What the task asks :: From the records below, extract only the lines running from the line with "Convert this chart to matplotlib code." to the line with "import matplotlib.pyplot as plt", both lines included, reproducing them exactly.

[Start of Extracted records]

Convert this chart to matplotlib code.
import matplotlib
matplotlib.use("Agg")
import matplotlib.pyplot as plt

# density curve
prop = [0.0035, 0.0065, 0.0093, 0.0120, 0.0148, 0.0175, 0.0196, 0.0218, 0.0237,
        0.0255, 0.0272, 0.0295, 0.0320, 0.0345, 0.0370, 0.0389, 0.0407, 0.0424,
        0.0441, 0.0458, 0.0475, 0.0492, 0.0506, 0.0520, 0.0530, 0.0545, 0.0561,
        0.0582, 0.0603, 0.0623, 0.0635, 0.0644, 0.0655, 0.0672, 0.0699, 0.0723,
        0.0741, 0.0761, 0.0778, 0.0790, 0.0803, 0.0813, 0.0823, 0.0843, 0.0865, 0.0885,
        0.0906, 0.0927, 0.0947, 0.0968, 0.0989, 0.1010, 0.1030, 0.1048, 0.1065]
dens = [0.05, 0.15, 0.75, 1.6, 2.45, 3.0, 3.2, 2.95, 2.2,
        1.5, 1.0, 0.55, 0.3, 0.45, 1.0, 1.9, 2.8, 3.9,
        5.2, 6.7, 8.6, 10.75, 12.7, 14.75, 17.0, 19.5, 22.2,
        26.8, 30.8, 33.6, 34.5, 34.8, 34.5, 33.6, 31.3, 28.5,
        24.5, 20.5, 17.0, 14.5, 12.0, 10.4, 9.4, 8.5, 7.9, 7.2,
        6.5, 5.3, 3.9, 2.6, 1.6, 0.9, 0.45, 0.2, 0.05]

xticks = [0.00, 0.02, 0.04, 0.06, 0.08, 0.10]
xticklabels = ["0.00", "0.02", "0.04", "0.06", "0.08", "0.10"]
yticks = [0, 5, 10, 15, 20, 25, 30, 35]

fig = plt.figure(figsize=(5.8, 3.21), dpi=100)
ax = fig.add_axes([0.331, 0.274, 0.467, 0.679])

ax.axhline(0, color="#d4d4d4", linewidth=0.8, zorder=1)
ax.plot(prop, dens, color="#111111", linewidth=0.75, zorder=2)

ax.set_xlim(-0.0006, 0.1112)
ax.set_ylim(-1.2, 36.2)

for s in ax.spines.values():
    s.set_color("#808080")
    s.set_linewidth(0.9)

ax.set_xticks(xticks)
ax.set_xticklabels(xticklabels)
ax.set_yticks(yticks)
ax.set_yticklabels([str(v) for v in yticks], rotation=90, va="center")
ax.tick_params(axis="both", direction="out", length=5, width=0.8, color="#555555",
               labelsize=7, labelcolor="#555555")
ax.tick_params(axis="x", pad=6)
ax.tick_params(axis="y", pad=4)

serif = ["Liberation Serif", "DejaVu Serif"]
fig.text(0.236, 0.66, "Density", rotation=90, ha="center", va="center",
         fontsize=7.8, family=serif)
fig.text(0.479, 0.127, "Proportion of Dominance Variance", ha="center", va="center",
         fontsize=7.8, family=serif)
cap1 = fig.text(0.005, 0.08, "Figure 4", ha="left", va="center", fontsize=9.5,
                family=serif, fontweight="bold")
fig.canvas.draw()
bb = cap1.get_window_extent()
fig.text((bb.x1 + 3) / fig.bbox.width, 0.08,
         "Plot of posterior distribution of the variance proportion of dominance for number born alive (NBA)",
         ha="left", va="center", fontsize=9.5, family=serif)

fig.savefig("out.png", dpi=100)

[End of Extracted records]
[Start of Extracted records]

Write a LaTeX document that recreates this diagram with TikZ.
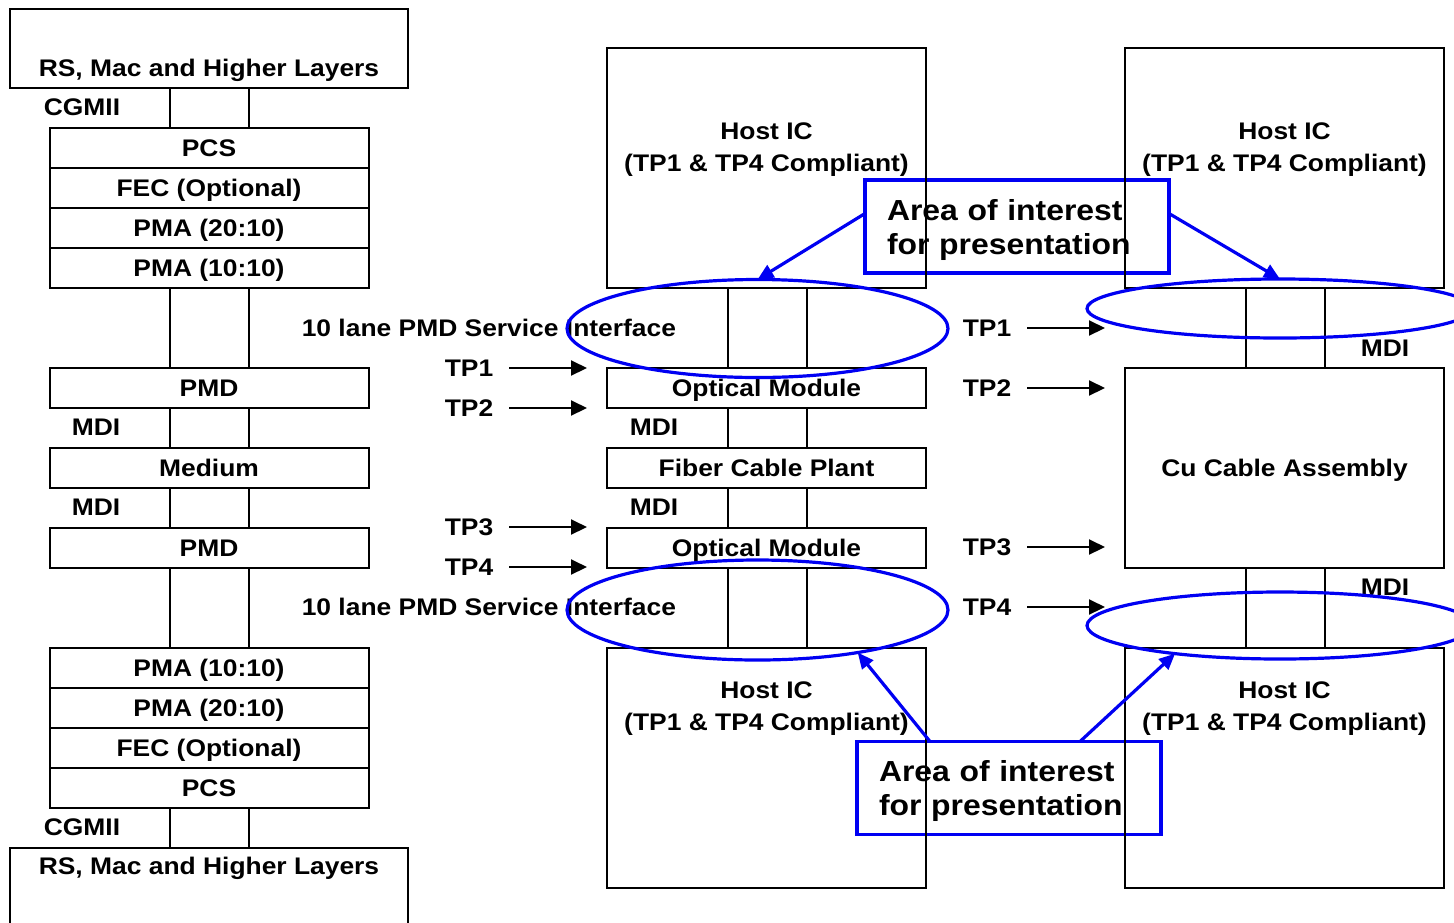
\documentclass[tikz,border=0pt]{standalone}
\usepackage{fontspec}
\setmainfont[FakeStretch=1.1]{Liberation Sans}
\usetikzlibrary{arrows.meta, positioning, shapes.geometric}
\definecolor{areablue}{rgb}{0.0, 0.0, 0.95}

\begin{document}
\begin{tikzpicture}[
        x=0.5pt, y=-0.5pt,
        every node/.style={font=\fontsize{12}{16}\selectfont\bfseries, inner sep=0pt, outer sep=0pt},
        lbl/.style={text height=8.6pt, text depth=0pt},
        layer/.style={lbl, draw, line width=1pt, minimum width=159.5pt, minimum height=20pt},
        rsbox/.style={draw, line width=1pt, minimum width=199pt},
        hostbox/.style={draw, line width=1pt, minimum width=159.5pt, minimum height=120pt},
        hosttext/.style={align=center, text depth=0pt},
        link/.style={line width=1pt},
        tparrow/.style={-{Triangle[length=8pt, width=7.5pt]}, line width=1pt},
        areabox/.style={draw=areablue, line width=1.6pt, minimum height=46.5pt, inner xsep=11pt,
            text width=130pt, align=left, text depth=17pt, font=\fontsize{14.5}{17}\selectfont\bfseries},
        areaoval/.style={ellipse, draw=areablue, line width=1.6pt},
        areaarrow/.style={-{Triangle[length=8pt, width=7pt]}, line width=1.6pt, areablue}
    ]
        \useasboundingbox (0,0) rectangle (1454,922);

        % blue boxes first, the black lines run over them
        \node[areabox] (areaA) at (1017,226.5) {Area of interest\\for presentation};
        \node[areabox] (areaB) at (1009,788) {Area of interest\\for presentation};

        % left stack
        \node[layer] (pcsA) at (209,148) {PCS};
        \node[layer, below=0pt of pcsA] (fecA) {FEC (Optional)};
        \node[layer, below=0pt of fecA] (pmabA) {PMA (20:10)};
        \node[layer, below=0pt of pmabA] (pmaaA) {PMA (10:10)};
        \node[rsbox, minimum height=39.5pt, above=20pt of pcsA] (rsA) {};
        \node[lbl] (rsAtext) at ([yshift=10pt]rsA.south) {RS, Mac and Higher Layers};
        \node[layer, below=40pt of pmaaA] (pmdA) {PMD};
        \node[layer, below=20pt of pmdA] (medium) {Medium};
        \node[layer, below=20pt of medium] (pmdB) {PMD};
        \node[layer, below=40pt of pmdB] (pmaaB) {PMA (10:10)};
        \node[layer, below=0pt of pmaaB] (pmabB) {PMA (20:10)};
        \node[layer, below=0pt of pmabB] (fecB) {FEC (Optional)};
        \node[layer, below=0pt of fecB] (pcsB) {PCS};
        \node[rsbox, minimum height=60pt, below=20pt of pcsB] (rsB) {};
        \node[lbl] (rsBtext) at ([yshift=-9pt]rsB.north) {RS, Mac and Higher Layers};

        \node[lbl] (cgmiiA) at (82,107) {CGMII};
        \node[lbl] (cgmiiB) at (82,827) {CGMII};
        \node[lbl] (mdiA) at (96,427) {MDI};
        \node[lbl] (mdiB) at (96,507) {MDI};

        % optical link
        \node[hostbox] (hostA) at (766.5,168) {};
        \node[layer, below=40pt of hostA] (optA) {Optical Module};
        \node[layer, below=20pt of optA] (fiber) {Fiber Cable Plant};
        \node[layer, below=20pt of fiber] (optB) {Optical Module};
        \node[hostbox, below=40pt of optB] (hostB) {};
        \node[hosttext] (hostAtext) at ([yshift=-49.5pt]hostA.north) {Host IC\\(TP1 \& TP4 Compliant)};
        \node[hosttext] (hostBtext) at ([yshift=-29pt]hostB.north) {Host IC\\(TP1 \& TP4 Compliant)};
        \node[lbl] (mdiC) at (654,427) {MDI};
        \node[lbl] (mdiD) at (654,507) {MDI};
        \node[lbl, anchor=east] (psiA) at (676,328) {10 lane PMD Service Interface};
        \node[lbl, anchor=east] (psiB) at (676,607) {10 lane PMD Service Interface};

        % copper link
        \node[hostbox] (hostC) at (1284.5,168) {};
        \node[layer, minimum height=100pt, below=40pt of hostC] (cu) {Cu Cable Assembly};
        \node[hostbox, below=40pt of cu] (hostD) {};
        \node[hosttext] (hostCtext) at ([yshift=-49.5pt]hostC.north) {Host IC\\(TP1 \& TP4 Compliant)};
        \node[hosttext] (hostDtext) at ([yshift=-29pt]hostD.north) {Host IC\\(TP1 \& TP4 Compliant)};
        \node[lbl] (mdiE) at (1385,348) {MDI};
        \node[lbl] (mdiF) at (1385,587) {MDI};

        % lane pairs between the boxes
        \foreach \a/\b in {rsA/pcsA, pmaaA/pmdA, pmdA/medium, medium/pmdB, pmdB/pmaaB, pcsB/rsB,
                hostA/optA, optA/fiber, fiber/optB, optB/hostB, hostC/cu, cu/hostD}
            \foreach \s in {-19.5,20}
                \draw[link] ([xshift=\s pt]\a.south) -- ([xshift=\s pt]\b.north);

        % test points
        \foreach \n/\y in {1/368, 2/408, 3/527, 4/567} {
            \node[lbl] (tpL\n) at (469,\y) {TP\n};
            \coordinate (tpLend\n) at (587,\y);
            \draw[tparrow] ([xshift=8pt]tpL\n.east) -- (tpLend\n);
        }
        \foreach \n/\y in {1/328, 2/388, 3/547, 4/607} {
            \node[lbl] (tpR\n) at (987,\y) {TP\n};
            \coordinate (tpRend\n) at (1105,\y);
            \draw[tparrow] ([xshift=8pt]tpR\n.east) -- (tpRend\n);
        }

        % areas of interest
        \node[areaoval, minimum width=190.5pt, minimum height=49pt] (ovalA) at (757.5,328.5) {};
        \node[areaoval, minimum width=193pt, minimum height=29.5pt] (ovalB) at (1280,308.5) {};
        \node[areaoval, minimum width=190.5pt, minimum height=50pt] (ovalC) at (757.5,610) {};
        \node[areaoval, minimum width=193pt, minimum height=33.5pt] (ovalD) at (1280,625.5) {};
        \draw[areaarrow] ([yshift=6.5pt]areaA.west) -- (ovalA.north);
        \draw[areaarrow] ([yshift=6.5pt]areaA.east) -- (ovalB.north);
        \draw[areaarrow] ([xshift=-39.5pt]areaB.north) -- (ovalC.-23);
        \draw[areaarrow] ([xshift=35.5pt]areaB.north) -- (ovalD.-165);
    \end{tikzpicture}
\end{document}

[End of Extracted records]

Written reply ::
Convert this chart to matplotlib code.
import matplotlib
matplotlib.use("Agg")
import matplotlib.pyplot as plt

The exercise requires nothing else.